In these cases, the destitute woman’s signature is regularly forged. The criminal parties don’t even bother to try to ensure authenticity. The victims are told by police, etc., upon complaint – “Ah, this is too hard to prove.” One such victim took her case to court, and it was dismissed by a female judge. So much for the sisterhood! If one wants to look for blood brother/sisterhood, go to the judiciary.

Many victims can’t tell their stories without losing emotional control. They are surviving on a pittance. They are typically out of sight.

Overwhelmingly, those in authority don’t know of the extent of the problem and don’t care. They are fearful to expose themselves to the extent of the problem because the floodgates will open. To continue to not care after having been exposed to the problem will be a burden too great to shoulder.
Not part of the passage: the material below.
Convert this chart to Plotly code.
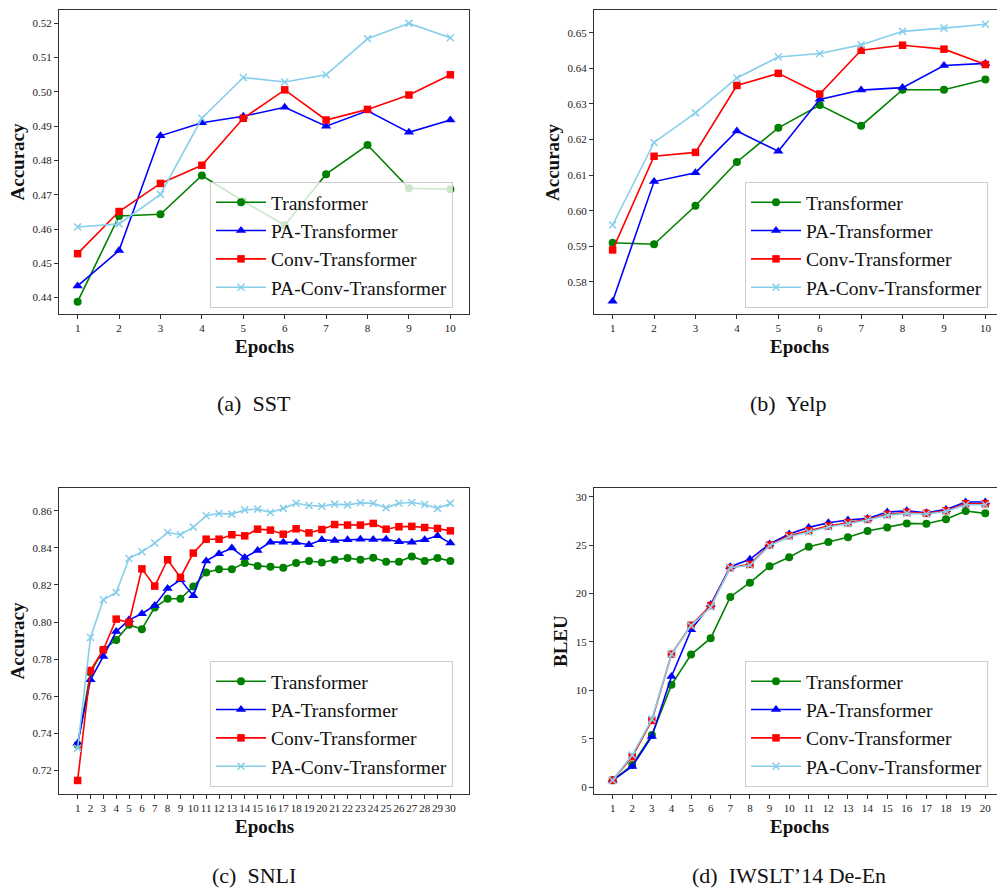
import plotly.graph_objects as go

W, H = 997, 888

series_names = ["Transformer", "PA-Transformer", "Conv-Transformer", "PA-Conv-Transformer"]

# (a) SST
sst_epochs = list(range(1, 11))
sst_transformer = [0.4388, 0.4638, 0.4643, 0.4756, 0.4681, 0.4611, 0.4760, 0.4845, 0.4719, 0.4716]
sst_pa = [0.4434, 0.4537, 0.4872, 0.4910, 0.4929, 0.4955, 0.4900, 0.4945, 0.4882, 0.4918]
sst_conv = [0.4528, 0.4651, 0.4733, 0.4786, 0.4923, 0.5006, 0.4918, 0.4949, 0.4991, 0.5050]
sst_paconv = [0.4606, 0.4615, 0.4701, 0.4923, 0.5042, 0.5029, 0.5050, 0.5155, 0.5200, 0.5158]

# (b) Yelp
yelp_epochs = list(range(1, 11))
yelp_transformer = [0.5910, 0.5906, 0.6014, 0.6137, 0.6233, 0.6297, 0.6239, 0.6340, 0.6340, 0.6369]
yelp_pa = [0.5746, 0.6082, 0.6107, 0.6224, 0.6167, 0.6313, 0.6339, 0.6346, 0.6408, 0.6414]
yelp_conv = [0.5890, 0.6153, 0.6164, 0.6352, 0.6386, 0.6328, 0.6451, 0.6465, 0.6454, 0.6411]
yelp_paconv = [0.5960, 0.6192, 0.6275, 0.6373, 0.6432, 0.6442, 0.6466, 0.6504, 0.6513, 0.6524]

# (c) SNLI
snli_epochs = list(range(1, 31))
snli_transformer = [0.7338, 0.7728, 0.7851, 0.7904, 0.7985, 0.7962, 0.8079, 0.8126, 0.8126, 0.8192,
                    0.8268, 0.8285, 0.8285, 0.8318, 0.8303, 0.8298, 0.8293, 0.8318, 0.8329, 0.8321,
                    0.8336, 0.8345, 0.8336, 0.8347, 0.8325, 0.8325, 0.8354, 0.8329, 0.8345, 0.8330]
snli_pa = [0.7347, 0.7689, 0.7815, 0.7949, 0.8012, 0.8045, 0.8090, 0.8181, 0.8228, 0.8142,
           0.8330, 0.8368, 0.8399, 0.8348, 0.8386, 0.8431, 0.8431, 0.8429, 0.8417, 0.8444,
           0.8440, 0.8444, 0.8447, 0.8445, 0.8447, 0.8433, 0.8431, 0.8444, 0.8465, 0.8426]
snli_conv = [0.7146, 0.7739, 0.7851, 0.8016, 0.7998, 0.8287, 0.8194, 0.8336, 0.8241, 0.8372,
             0.8447, 0.8447, 0.8471, 0.8465, 0.8501, 0.8496, 0.8474, 0.8503, 0.8481, 0.8499,
             0.8526, 0.8523, 0.8523, 0.8532, 0.8501, 0.8514, 0.8516, 0.8510, 0.8505, 0.8492]
snli_paconv = [0.7320, 0.7917, 0.8120, 0.8160, 0.8343, 0.8379, 0.8426, 0.8483, 0.8471, 0.8512,
               0.8573, 0.8586, 0.8582, 0.8605, 0.8609, 0.8591, 0.8613, 0.8641, 0.8629, 0.8625,
               0.8636, 0.8632, 0.8643, 0.8641, 0.8616, 0.8641, 0.8645, 0.8634, 0.8613, 0.8640]

# (d) IWSLT'14 De-En
iwslt_epochs = list(range(1, 21))
iwslt_transformer = [0.69, 2.27, 5.37, 10.56, 13.69, 15.38, 19.64, 21.12, 22.81, 23.74,
                     24.84, 25.32, 25.80, 26.45, 26.83, 27.24, 27.21, 27.66, 28.52, 28.28]
iwslt_pa = [0.69, 2.13, 5.23, 11.42, 16.24, 18.85, 22.77, 23.53, 25.11, 26.14,
            26.83, 27.31, 27.59, 27.76, 28.41, 28.55, 28.35, 28.69, 29.45, 29.45]
iwslt_conv = [0.69, 3.13, 6.88, 13.73, 16.72, 18.75, 22.67, 23.01, 25.01, 25.97,
              26.49, 26.97, 27.31, 27.66, 28.17, 28.38, 28.28, 28.55, 29.27, 29.27]
iwslt_paconv = [0.69, 3.30, 7.02, 13.73, 16.68, 18.58, 22.67, 22.91, 24.94, 25.87,
                26.35, 26.87, 27.21, 27.59, 28.07, 28.28, 28.21, 28.48, 29.17, 29.17]

y_ticks_sst = [0.44, 0.45, 0.46, 0.47, 0.48, 0.49, 0.50, 0.51, 0.52]
y_ticks_yelp = [0.58, 0.59, 0.60, 0.61, 0.62, 0.63, 0.64, 0.65]
y_ticks_snli = [0.72, 0.74, 0.76, 0.78, 0.80, 0.82, 0.84, 0.86]
y_ticks_iwslt = [0, 5, 10, 15, 20, 25, 30]

captions = ["(a)  SST", "(b)  Yelp", "(c)  SNLI", "(d)  IWSLT\u201914 De-En"]
y_titles = ["Accuracy", "Accuracy", "Accuracy", "BLEU"]
x_title = "Epochs"

colors = ["#008000", "#0000FF", "#FF0000", "#87CEEB"]
FONT = "Liberation Serif, Times New Roman, serif"

panels = [
    dict(x=sst_epochs, ys=[sst_transformer, sst_pa, sst_conv, sst_paconv], yticks=y_ticks_sst,
         fmt=".2f", xr=[0.55, 10.45], yr=[0.4352, 0.5239], px=(59, 469), py=(10, 314), mirror_y=True),
    dict(x=yelp_epochs, ys=[yelp_transformer, yelp_pa, yelp_conv, yelp_paconv], yticks=y_ticks_yelp,
         fmt=".2f", xr=[0.55, 10.28], yr=[0.5710, 0.6564], px=(594, 997), py=(10, 314), mirror_y=False),
    dict(x=snli_epochs, ys=[snli_transformer, snli_pa, snli_conv, snli_paconv], yticks=y_ticks_snli,
         fmt=".2f", xr=[-0.45, 31.45], yr=[0.7073, 0.8723], px=(59, 469), py=(488, 794), mirror_y=True),
    dict(x=iwslt_epochs, ys=[iwslt_transformer, iwslt_pa, iwslt_conv, iwslt_paconv], yticks=y_ticks_iwslt,
         fmt="d", xr=[0.05, 20.6], yr=[-0.72, 30.9], px=(594, 997), py=(488, 794), mirror_y=False),
]

markers = [
    dict(symbol="circle", size=8),
    dict(symbol="triangle-up", size=9),
    dict(symbol="square", size=7.5),
    dict(symbol="x-thin", size=7),
]

fig = go.Figure()
layout = dict(
    width=W, height=H, margin=dict(l=0, r=0, t=0, b=0),
    paper_bgcolor="white", plot_bgcolor="white",
    font=dict(family=FONT, color="#222222"),
    annotations=[],
)

legend_pos = [(210, 182), (745, 182), (210, 661), (745, 661)]
cap_pos = [(253.5, 403), (788, 403), (253.5, 875), (789, 875)]
epoch_pos = [(264, 347), (799, 347), (264, 826), (799, 826)]
ytitle_pos = [(16.5, 162), (552, 162), (16.5, 641), (560, 641)]

for i, p in enumerate(panels):
    n = i + 1
    xa = "x" if n == 1 else f"x{n}"
    ya = "y" if n == 1 else f"y{n}"
    lg = "legend" if n == 1 else f"legend{n}"
    for k in range(4):
        m = markers[k]
        mk = dict(symbol=m["symbol"], size=m["size"], color=colors[k])
        if m["symbol"] == "x-thin":
            mk["line"] = dict(color=colors[k], width=1.5)
        else:
            mk["line"] = dict(width=0)
        fig.add_trace(go.Scatter(
            x=p["x"], y=p["ys"][k], mode="lines+markers", name=series_names[k],
            line=dict(color=colors[k], width=1.6), marker=mk,
            xaxis=xa, yaxis=ya, legend=lg,
        ))
    dx = [p["px"][0] / W, p["px"][1] / W]
    dy = [1 - p["py"][1] / H, 1 - p["py"][0] / H]
    axcommon = dict(showline=True, linecolor="#333333", linewidth=1.2, ticks="outside",
                    ticklen=4, tickwidth=1, tickcolor="#333333", showgrid=False, zeroline=False,
                    tickangle=0, tickfont=dict(family=FONT, size=11, color="#222222"))
    layout[f"xaxis{'' if n == 1 else n}"] = dict(
        domain=dx, range=p["xr"], tickmode="array", tickvals=p["x"],
        ticktext=[str(v) for v in p["x"]], mirror=True, anchor=ya, **axcommon)
    layout[f"yaxis{'' if n == 1 else n}"] = dict(
        domain=dy, range=p["yr"], tickmode="array", tickvals=p["yticks"],
        ticktext=[format(v, p["fmt"]) for v in p["yticks"]], mirror=p["mirror_y"], anchor=xa,
        **axcommon)
    lx, ly = legend_pos[i]
    layout[lg] = dict(
        x=lx / W, y=1 - ly / H, xanchor="left", yanchor="top",
        bgcolor="rgba(255,255,255,0.8)", bordercolor="#cccccc", borderwidth=1,
        font=dict(family=FONT, size=19.5, color="#111111"),
        traceorder="normal", itemwidth=50,
    )
    cx, cy = cap_pos[i]
    layout["annotations"].append(dict(
        x=cx / W, y=1 - cy / H, xref="paper", yref="paper", text=captions[i], showarrow=False,
        xanchor="center", yanchor="middle", font=dict(family=FONT, size=22, color="#111111")))
    ex, ey = epoch_pos[i]
    layout["annotations"].append(dict(
        x=ex / W, y=1 - ey / H, xref="paper", yref="paper", text=f"<b>{x_title}</b>",
        showarrow=False, xanchor="center", yanchor="middle",
        font=dict(family=FONT, size=19, color="#111111")))
    tx, ty = ytitle_pos[i]
    layout["annotations"].append(dict(
        x=tx / W, y=1 - ty / H, xref="paper", yref="paper", text=f"<b>{y_titles[i]}</b>",
        showarrow=False, xanchor="center", yanchor="middle", textangle=-90,
        font=dict(family=FONT, size=19, color="#111111")))

fig.update_layout(**layout)
fig.write_html(
    "out.html",
    config={"displayModeBar": False},
    post_script="document.body.style.margin='0';document.body.style.overflow='hidden';",
)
The Bank Reform Now rally aimed to break that impasse.

One immediate by-product of the rally was the appearance at a press conference in Parliament House the next day of Brett Fallon.

If you wanted a poster boy for the consequences of bank depravity you couldn’t do better than Brett Fallon. Fallon is tall, straight out of central casting, the real McCoy, and survivor of a suicide attempt after having been tortured by bank flunkies and the police. Rare for an older generation of male farmers for whom the word taciturn was probably invented, he is a powerful rhetorician. There are those who have died from successful suicides or from victim-sustained exhaustion, but they have no voice. Fallon speaks for them and for all victims.

The BRN principals and their loyal allies are not going away any time soon.